On Friday, a court in Carabobo found Pérez, a columnist with the daily El Carabobeño, guilty of defaming Valencia’s mayor Edgardo Parra, the local press reported. He was sentenced to three years and nine months. In two columns published in October and November 2009, Pérez accused the mayor of appointing relatives to positions in Valencia, Antonio Marval, the columnist’s lawyer, told CPJ.
Since the jail term is shorter than five years, Venezuelan law allows the columnist to serve the sentence at home, Marval said. The court also banned Pérez from working in journalism for the length of the sentence, and fined him 94,000 Venezuelan Bolivars (US$21,000), El Carabobeno reported. Pérez told CPJ that he will appeal the decision.
“We condemn Pérez’s sentence and call on the court of appeals to overturn the decision,” said Carlos Lauría, CPJ’s Americas program senior coordinator. “Venezuela’s defamation laws are out of step with the regional consensus that civil remedies provide adequate redress in defamation cases.”

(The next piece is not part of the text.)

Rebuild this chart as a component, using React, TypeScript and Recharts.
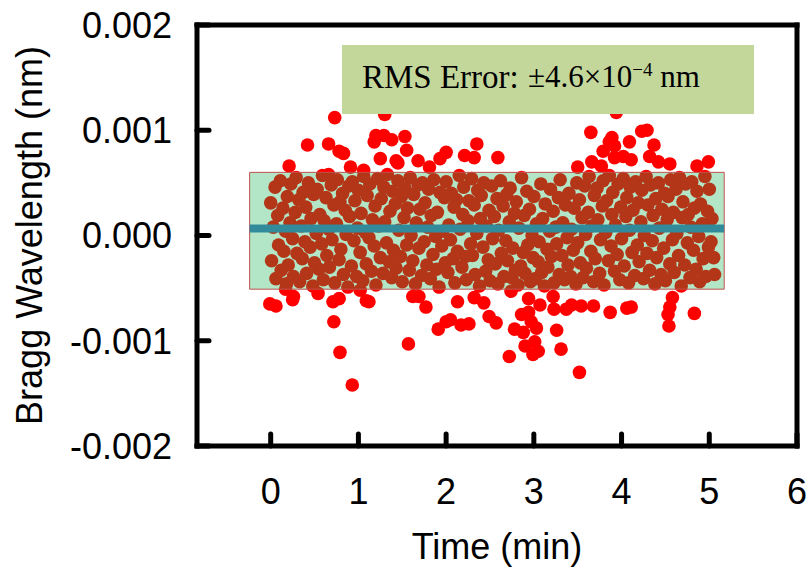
import React from 'react';
import { ScatterChart, Scatter, XAxis, YAxis, ReferenceArea, ReferenceLine } from 'recharts';

// wavelength shift values are in units of 1e-4 nm, time in minutes
const timeTicks = [0, 1, 2, 3, 4, 5, 6];
const topTicks = [0, 1, 2, 3, 4, 5];
const shiftTicks = [-20, -10, 0, 10, 20];
const innerTicks = [-10, 0, 10];

const bandLow = -5.1;
const bandHigh = 6.0;
const bandStart = -0.24;
const bandEnd = 5.17;
const meanShift = 0.67;

const corePoints: [number, number][] = [
  [0.00, 3.1], [0.01, -2.4], [0.03, 0.8], [0.05, 4.6], [0.06, -4.1], [0.08, 1.9], [0.09, -0.9],
  [0.11, 5.2], [0.12, -3.3], [0.14, 2.6], [0.15, -1.5], [0.17, 0.4], [0.18, -4.6], [0.19, 3.7],
  [0.20, -2.8], [0.22, 1.2], [0.23, 4.9], [0.25, -0.3], [0.26, -3.9], [0.28, 2.2], [0.29, 5.5],
  [0.30, -1.7], [0.32, 3.4], [0.33, -4.4], [0.35, 0.9], [0.36, -2.2], [0.37, 4.1], [0.39, -0.6],
  [0.40, 2.7], [0.41, -3.6], [0.43, 5.0], [0.45, -1.1], [0.46, 1.6], [0.48, -4.8], [0.49, 3.9],
  [0.50, -2.6], [0.52, 0.2], [0.53, 4.4], [0.55, -3.2], [0.56, 2.0], [0.58, -0.8], [0.59, 5.7],
  [0.60, -4.2], [0.61, 1.4], [0.63, 3.6], [0.64, -1.9], [0.66, 0.6], [0.67, -3.0], [0.69, 4.8],
  [0.70, -0.4], [0.72, 2.9], [0.73, -4.5], [0.75, 1.1], [0.76, 5.3], [0.78, -2.3], [0.79, 3.2],
  [0.80, -1.3], [0.82, 4.0], [0.83, -3.7], [0.85, 2.4], [0.86, 0.1], [0.88, -4.9], [0.89, 4.7],
  [0.90, 1.8], [0.92, -2.9], [0.93, 5.1], [0.95, -0.5], [0.96, 3.3], [0.98, -3.9], [0.99, 0.7],
  [1.00, 4.3], [1.02, -1.6], [1.03, 2.1], [1.05, -4.3], [1.06, 5.6], [1.08, 0.3], [1.09, -2.7],
  [1.10, 3.8], [1.12, -0.2], [1.13, 4.9], [1.15, -3.4], [1.16, 1.5], [1.18, -1.0], [1.19, 2.8],
  [1.20, -4.7], [1.22, 5.4], [1.23, 0.9], [1.25, -2.1], [1.26, 3.5], [1.28, -3.6], [1.29, 4.6],
  [1.30, 1.3], [1.32, -0.7], [1.33, 5.8], [1.35, -2.5], [1.36, 2.3], [1.38, -4.0], [1.39, 4.2],
  [1.40, -1.4], [1.42, 3.0], [1.43, -3.1], [1.45, 5.2], [1.46, 0.5], [1.48, -2.0], [1.49, 3.7],
  [1.50, -4.4], [1.52, 1.7], [1.53, 4.5], [1.55, -0.9], [1.56, 2.6], [1.58, -3.3], [1.59, 5.5],
  [1.60, 0.0], [1.62, -2.4], [1.63, 3.9], [1.65, -4.6], [1.66, 1.2], [1.68, 4.8], [1.69, -1.2],
  [1.70, 2.5], [1.72, -3.8], [1.73, 5.0], [1.75, -0.6], [1.76, 3.1], [1.78, -2.8], [1.79, 0.8],
  [1.80, 4.4], [1.82, -4.1], [1.83, 1.9], [1.85, -1.8], [1.86, 5.3], [1.88, -0.1], [1.89, -3.2],
  [1.90, 2.2], [1.92, -4.9], [1.93, 4.1], [1.95, -1.0], [1.96, 0.4], [1.98, 3.6], [1.99, -2.6],
  [2.00, 5.1], [2.02, -3.5], [2.03, 1.0], [2.05, -0.4], [2.06, 4.0], [2.08, -2.2], [2.09, 2.7],
  [2.10, -4.5], [2.12, 3.4], [2.13, -1.5], [2.15, 5.7], [2.16, 0.6], [2.18, -3.0], [2.19, 2.0],
  [2.20, 4.6], [2.22, -2.0], [2.23, -4.2], [2.25, 1.4], [2.26, 3.3], [2.28, -0.8], [2.29, 5.4],
  [2.30, -1.9], [2.32, 2.9], [2.33, -3.7], [2.35, 0.2], [2.36, 4.3], [2.38, -4.8], [2.39, 1.6],
  [2.40, 3.8], [2.42, -1.1], [2.43, 5.0], [2.45, -3.4], [2.46, 0.9], [2.48, -2.3], [2.49, 2.4],
  [2.50, -4.3], [2.52, 4.7], [2.53, -0.3], [2.55, 1.8], [2.56, -2.7], [2.58, 3.5], [2.59, -4.6],
  [2.60, 0.5], [2.62, 5.2], [2.63, -1.7], [2.65, 2.8], [2.66, -3.9], [2.68, -0.5], [2.69, 3.9],
  [2.70, -2.4], [2.72, 1.3], [2.73, 4.5], [2.75, -4.0], [2.76, -1.2], [2.78, 2.1], [2.79, -3.3],
  [2.80, 3.2], [2.82, -4.7], [2.83, 0.7], [2.85, -2.9], [2.86, 5.5], [2.88, -1.6], [2.89, 1.9],
  [2.90, -3.6], [2.92, 4.2], [2.93, -0.9], [2.95, 2.5], [2.96, -4.4], [2.98, 0.0], [2.99, -2.1],
  [3.00, 3.7], [3.02, -4.1], [3.03, 1.1], [3.05, -2.5], [3.06, -0.6], [3.08, 4.9], [3.09, -3.5],
  [3.10, 1.6], [3.12, -4.8], [3.13, 3.0], [3.15, -1.3], [3.16, -3.0], [3.18, 0.4], [3.19, 4.4],
  [3.20, -2.0], [3.22, 2.3], [3.23, -4.5], [3.25, 0.8], [3.26, -0.8], [3.28, 3.6], [3.29, -3.7],
  [3.30, 5.3], [3.32, -1.9], [3.33, 1.2], [3.35, -4.2], [3.36, 2.9], [3.38, -0.2], [3.39, -2.8],
  [3.40, 4.0], [3.42, -3.9], [3.43, 0.6], [3.45, -1.4], [3.46, 2.6], [3.48, -4.6], [3.49, 5.0],
  [3.50, -0.7], [3.52, 3.4], [3.53, -2.6], [3.55, 1.7], [3.56, -4.0], [3.58, 4.7], [3.59, 0.1],
  [3.60, -3.1], [3.62, 2.2], [3.63, 5.6], [3.65, -1.5], [3.66, 0.9], [3.68, -4.4], [3.69, 3.8],
  [3.70, -2.2], [3.72, 4.5], [3.73, 1.5], [3.75, -3.6], [3.76, -0.4], [3.78, 2.8], [3.79, 5.2],
  [3.80, -4.7], [3.82, 0.3], [3.83, 3.3], [3.85, -2.4], [3.86, 5.7], [3.88, -1.0], [3.89, 2.0],
  [3.90, 4.1], [3.92, -3.4], [3.93, 1.0], [3.95, -1.8], [3.96, 4.9], [3.98, -4.2], [3.99, 2.7],
  [4.00, -0.3], [4.02, 5.4], [4.03, -2.9], [4.05, 1.8], [4.06, 3.6], [4.08, -4.5], [4.09, 0.5],
  [4.10, 4.6], [4.12, -1.6], [4.13, 2.4], [4.15, -3.8], [4.16, 5.1], [4.18, -0.9], [4.19, 3.1],
  [4.20, -2.5], [4.22, 1.3], [4.23, 4.3], [4.25, -4.1], [4.26, 0.0], [4.28, 5.6], [4.29, -1.7],
  [4.30, 2.9], [4.32, -3.3], [4.33, 4.8], [4.35, -0.5], [4.36, 1.9], [4.38, -4.6], [4.39, 3.5],
  [4.40, -2.1], [4.42, 5.0], [4.43, 0.7], [4.45, -3.7], [4.46, 2.5], [4.48, -1.2], [4.49, 4.0],
  [4.50, -4.3], [4.52, 1.5], [4.53, 3.7], [4.55, -2.7], [4.56, 5.3], [4.58, -0.4], [4.59, 2.2],
  [4.60, -3.5], [4.62, 4.4], [4.63, 0.2], [4.65, -1.9], [4.66, 5.5], [4.68, -4.8], [4.69, 1.7],
  [4.70, 3.2], [4.72, -2.8], [4.73, 4.9], [4.75, -0.7], [4.76, 2.0], [4.78, -4.0], [4.79, 0.8],
  [4.80, 5.1], [4.82, -1.4], [4.83, 2.6], [4.85, -3.2], [4.86, 4.2], [4.88, -0.1], [4.89, -4.4],
  [4.90, 3.0], [4.92, 1.1], [4.93, -2.2], [4.95, 5.6], [4.96, -3.9], [4.98, 2.3], [4.99, -1.1],
  [5.00, 4.4], [5.02, -0.6], [5.03, 1.6], [5.05, -2.1], [5.06, -3.7],
];

const upperOutliers: [number, number][] = [
  [0.73, 11.2], [1.30, 11.5], [0.42, 8.6], [0.66, 8.7], [0.78, 8.0], [0.83, 7.8], [0.21, 6.6],
  [1.20, 9.5], [1.29, 9.5], [1.38, 9.1], [1.18, 8.9], [1.53, 9.4], [1.55, 8.1], [1.25, 7.3],
  [1.43, 7.1], [1.45, 6.9], [1.68, 7.1], [1.81, 6.5], [1.93, 7.3], [2.00, 7.9], [2.21, 7.6],
  [2.32, 7.4], [2.35, 8.7], [2.59, 7.4], [0.91, 6.5], [1.06, 6.2], [0.66, 5.8], [3.50, 6.5],
  [3.66, 7.0], [3.65, 9.8], [3.89, 9.3], [3.86, 8.9], [3.92, 8.5], [4.09, 8.9], [4.23, 9.9],
  [4.29, 10.0], [4.37, 8.6], [3.79, 8.0], [3.77, 6.6], [3.92, 7.4], [4.02, 7.5], [4.11, 7.2],
  [4.32, 7.5], [4.42, 7.0], [4.55, 6.8], [4.86, 6.6], [4.99, 7.0], [3.94, 11.7],
];

const lowerOutliers: [number, number][] = [
  [-0.01, -6.5], [0.06, -6.7], [0.25, -6.1], [0.26, -5.8], [0.54, -5.5], [0.71, -6.3], [0.78, -6.0],
  [0.72, -8.2], [0.79, -11.1], [0.93, -14.2], [1.09, -6.2], [1.12, -6.3], [1.02, -5.2], [1.62, -5.8],
  [1.69, -5.8], [1.77, -6.8], [1.57, -10.3], [1.91, -8.9], [2.00, -8.2], [2.05, -8.0], [2.13, -6.3],
  [2.17, -8.5], [2.26, -8.4], [2.32, -5.9], [2.43, -6.4], [2.49, -7.7], [2.57, -8.3], [2.72, -11.5],
  [2.74, -5.3], [2.94, -6.0], [2.86, -7.5], [2.94, -7.3], [2.78, -8.9], [2.88, -9.2], [2.97, -8.2],
  [3.03, -8.8], [2.90, -10.5], [3.01, -10.1], [2.99, -11.3], [3.05, -11.0], [3.07, -6.6], [3.22, -5.8],
  [3.23, -7.0], [3.26, -9.0], [3.31, -10.8], [3.37, -7.0], [3.43, -6.6], [3.54, -6.7], [3.52, -13.0],
  [3.68, -6.7], [3.87, -7.3], [4.06, -6.9], [4.11, -6.8], [4.58, -5.9], [4.55, -6.8], [4.53, -7.5],
  [4.54, -8.6], [4.83, -7.4], [0.17, -5.1],
];

const points = [...corePoints, ...upperOutliers, ...lowerOutliers].map(([t, v]) => ({ t, v }));

const sans = '"Liberation Sans", Arial, sans-serif';
const serif = '"Liberation Serif", "Times New Roman", serif';
const frame = { stroke: '#000', strokeWidth: 5, strokeLinecap: 'square' as const };
const tickStroke = { stroke: '#000', strokeWidth: 5, strokeLinecap: 'round' as const };
const tickFont = { fill: '#000', fontSize: 36, fontFamily: sans };
const titleFont = { fontSize: 36, fontFamily: sans, fill: '#000' };

const RedDot = (props: any) => <circle cx={props.cx} cy={props.cy} r={6.8} fill="#ff0000" />;

export default function App() {
  return (
    <div style={{ position: 'absolute', left: 0, top: 0, width: 807, height: 569, background: '#fff' }}>
      <ScatterChart width={807} height={569} margin={{ top: 24, right: 9, bottom: 63, left: 77 }}>
        <XAxis
          xAxisId="b"
          type="number"
          dataKey="t"
          domain={[-0.84, 6]}
          ticks={timeTicks}
          interval={0}
          allowDataOverflow
          height={60}
          axisLine={frame}
          tickLine={tickStroke}
          tickSize={-12}
          tickMargin={44}
          tick={tickFont}
          label={{ value: 'Time (min)', position: 'bottom', offset: 27, style: titleFont }}
        />
        <XAxis
          xAxisId="t"
          orientation="top"
          type="number"
          domain={[-0.84, 6]}
          ticks={topTicks}
          interval={0}
          allowDataOverflow
          height={1}
          axisLine={frame}
          tickLine={tickStroke}
          tickSize={-12}
          tick={false}
        />
        <YAxis
          yAxisId="l"
          type="number"
          dataKey="v"
          domain={[-20, 20]}
          ticks={shiftTicks}
          interval={0}
          allowDataOverflow
          width={120}
          axisLine={frame}
          tickLine={tickStroke}
          tickSize={-12}
          tickMargin={37}
          tick={tickFont}
          tickFormatter={(v: number) => (v / 10000).toFixed(3)}
          label={{
            value: 'Bragg Wavelength (nm)',
            angle: -90,
            position: 'insideLeft',
            offset: -48,
            style: { ...titleFont, textAnchor: 'middle' },
          }}
        />
        <YAxis
          yAxisId="r"
          orientation="right"
          type="number"
          domain={[-20, 20]}
          ticks={innerTicks}
          interval={0}
          allowDataOverflow
          width={1}
          axisLine={frame}
          tickLine={tickStroke}
          tickSize={-12}
          tick={false}
        />
        <Scatter
          xAxisId="b"
          yAxisId="l"
          data={points}
          shape={RedDot}
          isAnimationActive={false}
        />
        {/* translucent ±RMS band over the samples */}
        <ReferenceArea
          xAxisId="b"
          yAxisId="l"
          x1={bandStart}
          x2={bandEnd}
          y1={bandLow}
          y2={bandHigh}
          fill="#07ad4b"
          fillOpacity={0.31}
          stroke="#c0504d"
          strokeWidth={1}
          zIndex={700}
        />
        <ReferenceLine
          xAxisId="b"
          yAxisId="l"
          segment={[{ x: bandStart, y: meanShift }, { x: bandEnd, y: meanShift }]}
          stroke="#328b9b"
          strokeWidth={8}
          zIndex={710}
        />
      </ScatterChart>
      <div
        style={{
          position: 'absolute',
          left: 342,
          top: 45,
          width: 412,
          height: 69,
          background: '#c4d79b',
          fontFamily: serif,
          fontSize: 33,
          lineHeight: '64px',
          color: '#000',
          whiteSpace: 'nowrap',
        }}
      >
        <span style={{ position: 'absolute', left: 20 }}>RMS Error:</span>
        <span style={{ position: 'absolute', left: 186, fontSize: 31 }}>
          ±4.6×10<sup style={{ fontSize: 19, lineHeight: 0 }}>−4</sup> nm
        </span>
      </div>
    </div>
  );
}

In yet another troubling incident on Friday, Venezuelan authorities issued arrest warrants for Guillermo Zuloaga, president of the private critical broadcaster Globovisión, and his son on usury and conspiracy charges. The decision came a week after President Hugo Chávez publicly lamented that Zuloaga remained free despite charges filed against him over 24 vehicles found to be illegally kept at his house in May 2009. Police have not yet arrested Zuloaga.
“If the government is using Zuloaga’s prosecution as a pretext to silence and intimidate the only remaining critical broadcaster, the rights of citizens to be informed will be seriously restricted and Venezuela’s democracy will suffer yet another blow,” said Lauría.
On March 25, Zuloaga was detained and released a few hours later on charges of spreading false news and offending Chávez in remarks made during a meeting of the Inter American Press Association on March 21. He has been barred from leaving Venezuela and, if convicted, could be sentenced to five years in jail under archaic provisions of the country’s penal code.